The bill proposed to end qualified immunity for law enforcement officers — which effectively has shielded them from personal liability for their professional actions — and to require prompter release of body-worn camera footage. The final version also bans chokeholds and carotid holds; introduces potential criminal charges for officers who fail to try to stop colleagues from using excessive force; creates a public database of officers who have been decertified, fired, found to be untruthful or in violation of training standards; and significantly increases citizen protections from police tear gas and projectiles.

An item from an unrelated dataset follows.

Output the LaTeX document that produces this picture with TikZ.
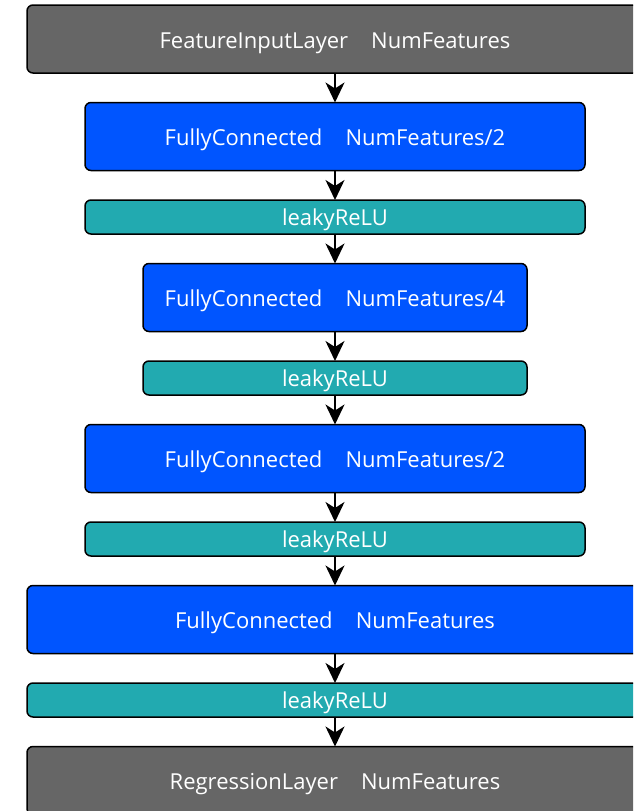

The bill was introduced June 3, and by then all Democrats in the legislature had promised to support it. That alone would’ve been enough to carry the bill, since Democrats hold majorities in both the House and Senate.

But the sponsors picked up substantial Republican backing along the way, especially in the Senate. Ultimately the bill received “no” votes from just 15 of the 100 state lawmakers.

By June 15, just before the legislative session ended, the bill was on its way to the governor, who chose the morning of June 19 — Juneteenth, a commemoration of the end of U.S. slavery — to make it state law.

Polis said he was proud to sign it.

“Things cannot go back to normal,” he said. “We need to create a new normal where black Americans feel safe … and where black lives matter.”

In just 16 days, SB-217 went from a big, radical idea to a historic new law. That’s nearly unheard of in state government.

It’s really quite remarkable.

Meanwhile, here’s a 6CA case which is a good reminder of the damage the judicially-invented doctrine of qualified immunity has wrought:

Amazing how when you announce that officers will not be held liable for virtually any mis conduct they will have graphics of policemen beating civilians in their official training manuals.

I don’t want to overestimate the progress here — it took more than three months for even one of the cops who murdered Breonna Taylor to even be fired — but the mass protests that have followed the lynching of George Floyd are clearly having a major impact.